I’m recently assigned a task to convert some custom DSL to some sort of custom AST. The first step I’m trying is tokenizing the DSL using Erlang’s leex
module (not the “Live EEX” in Phoenix). You can find the documentation here: Erlang -- leex
The problem is that the DSL contains Unicode characters, and whenever I try to tokenize a piece of the DSL code, leex
complains about the input is not iodata
.
src/my_lexer.xrl
Definitions.
STRING = "[^"]*"
Rules.
{STRING} : {token, {string, TokenLine, token_to_string(TokenChars)}}.
Erlang code.
token_to_string([$"|Chars]) ->
[$"|Reversed] = lists:reverse(Chars),
iolist_to_binary(lists:reverse(Reversed)).
iex -S mix
iex> :my_lexer.string('"hello"')
{:ok, {:string, 1, "hello"}, 1}
iex> :my_lexer.string('"你好"')
** (ArgumentError) errors were found at the given arguments:
* 1st argument: not an iodata term
:erlang.iolist_to_binary([20320, 22909])
./my_lexer.xrl:13: :my_lexer.token_to_string/1
./my_lexer.xrl:7: :my_lexer.yyaction/4
/opt/homebrew/Cellar/erlang/24.0.5/lib/erlang/lib/parsetools-2.3/include/leexinc.hrl:34: :my_lexer.string/4
I noticed that if I compile the regex in unicode mode, it works.
iex> {:ok, regex} = :re.compile('"[^"]*"', [:unicode])
iex> :re.run('"你好"', regex)
{:match, [{0, 8}]}
But it panics when the regex is not compiled in unicode mode
iex> {:ok, regex} = :re.compile('"[^"]*"')

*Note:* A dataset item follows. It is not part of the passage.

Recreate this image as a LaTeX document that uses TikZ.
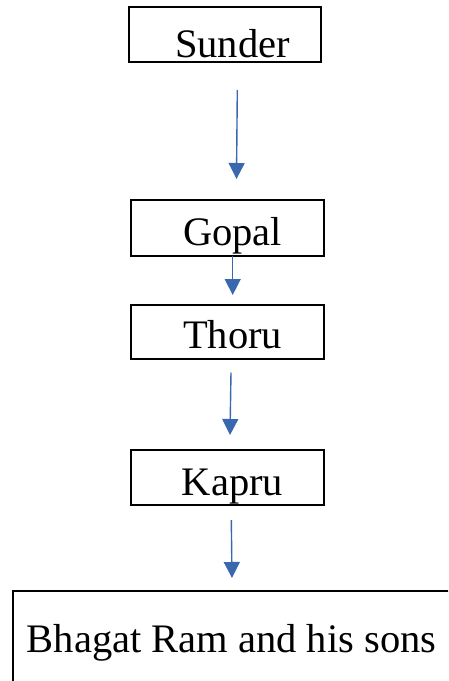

iex> :re.run('"你好"', regex)
** (ArgumentError) errors were found at the given arguments:
* 1st argument: not an iodata term
(stdlib 3.15.2) :re.run([34, 20320, 22909, 34], {:re_pattern, 0, 0, 0, <<69, 82, 67, 80, 77, 0, 0, 0, 0, 0, 0, 0, 81, 0, 0, 0, 255, 255, 255, 255, 255, 255, 255, 255, 34, 0, 34, 0, 0, 0, 0, 0, 0, 0, 64, 0, 0, 0, 0, 0, 0, 0, 0, 0, 0, ...>>})
I guess that’s the cause of the leex problem, but I don’t know how to configure leex so that it compiles regular expressions in unicode mode.
For now, I just escape all non-ASCII characters to things like '\\u1234'
, and convert them back when tokenizing strings, but this approach messes up the locations of the tokens, and may generate inaccurate error messages. Are there any better solutions?
Thanks!